Thursday, March 20, 2014

Unconscious links trigger behavior that we would never expect



Many of you know that I am fascinated by examples where people to exactly the opposite of what they think they will do (for example this recent post).  This fascinates me primarily for two reasons:

1.  It shows that what we think of as our conscious mind/executive control is really not what is in charge.  Most of our behavior is controlled by unconscious and even pre-conscious processes.  Then when our consciousness sees what we just did, it comes up with a logical explanation that might have very little in common with the real causation for it.

2.  Even better, when we ask our conscious false-executive to predict what we will do, it is often 100% wrong.  What we do turns out to be the opposite of what our conscious brain thought we would do.  It is not hypocrisy (although it does seem like it).  It is just that the two processes are not connected. 

There is an unconscious part of our brain that runs our daily lives – perceiving the world, making decisions, taking actions.  And then there is the conscious part that is blissfully ignorant of what is really going on, imaging the world the way we prefer it to be (or for depressed people, the opposite), imagining ourselves the way we want to think of ourselves (generally much better than we really are), having idealized impressions of things and people we like, corrupted impressions of things and people we don’t like, and other myths, illusions, and falsehoods.

I am currently reading Jonah Berger’s 2013 bookContagious.  He is a prof at Harvard Business School who does research on these inconsistencies, with the motivation to find out what causes ideas and behaviors to catch on.

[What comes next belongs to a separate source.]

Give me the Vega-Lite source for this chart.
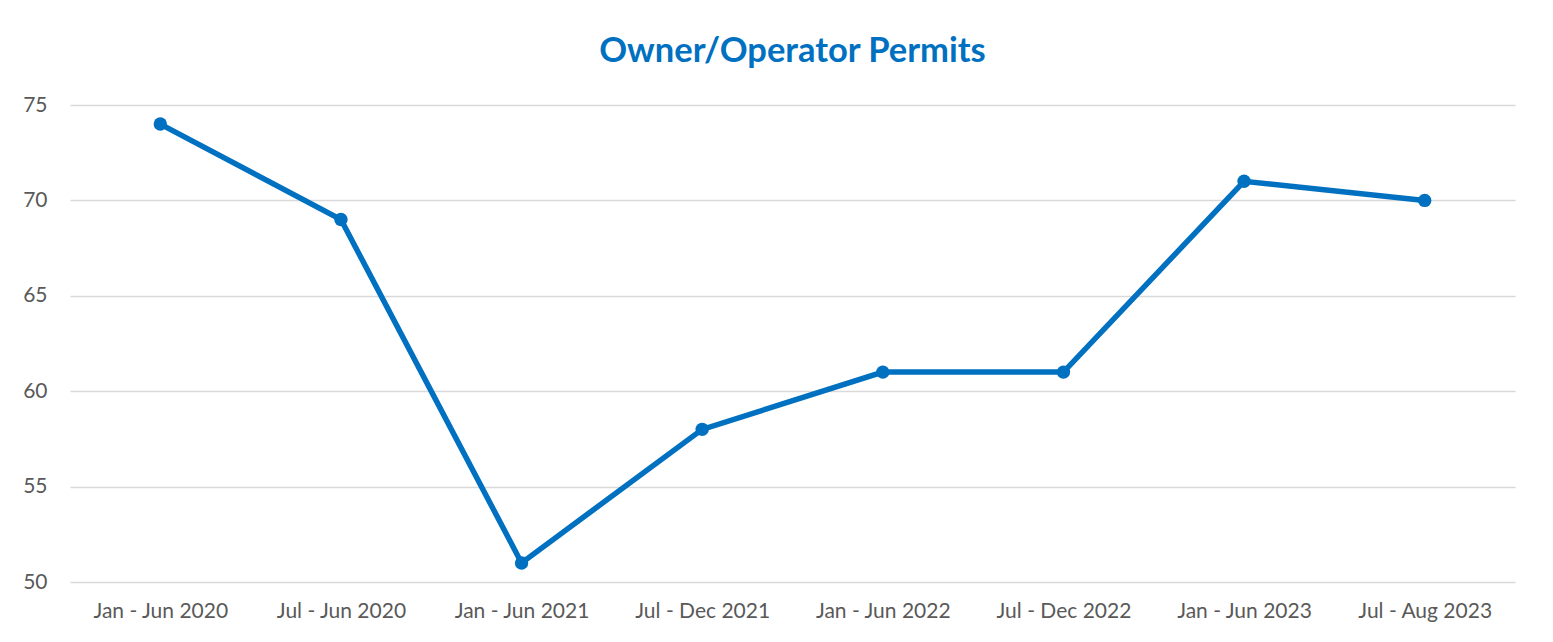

One of his examples is a perfect demonstration.  He presented college students with one of two health-related slogans.  Both of them promoted eating 5 servings of fruits and vegetables a day.  One mentioned dining hall trays in the slogan and the other did not.  When they asked the students which was better, the students responded that the one about the dining hall trays was too corny and would not work nearly as well as the other one.  But then they tracked what the students did when they were eating in dining halls that had trays.  The ones that saw the tray slogan ate more fruits and vegetables than the others.  Jonah used a solid research method that controlled for the other factors that could explain the difference.  So basically, the students thought the tray slogan was worse, but it actually was better.  And not only in general, but on the very students that rated it as worse.  All it took was placing an unconscious link between trays and fruits/vegetables that would be triggered in the dining hall.  He has tons of examples like this in his trigger chapter.  A very enjoyable read.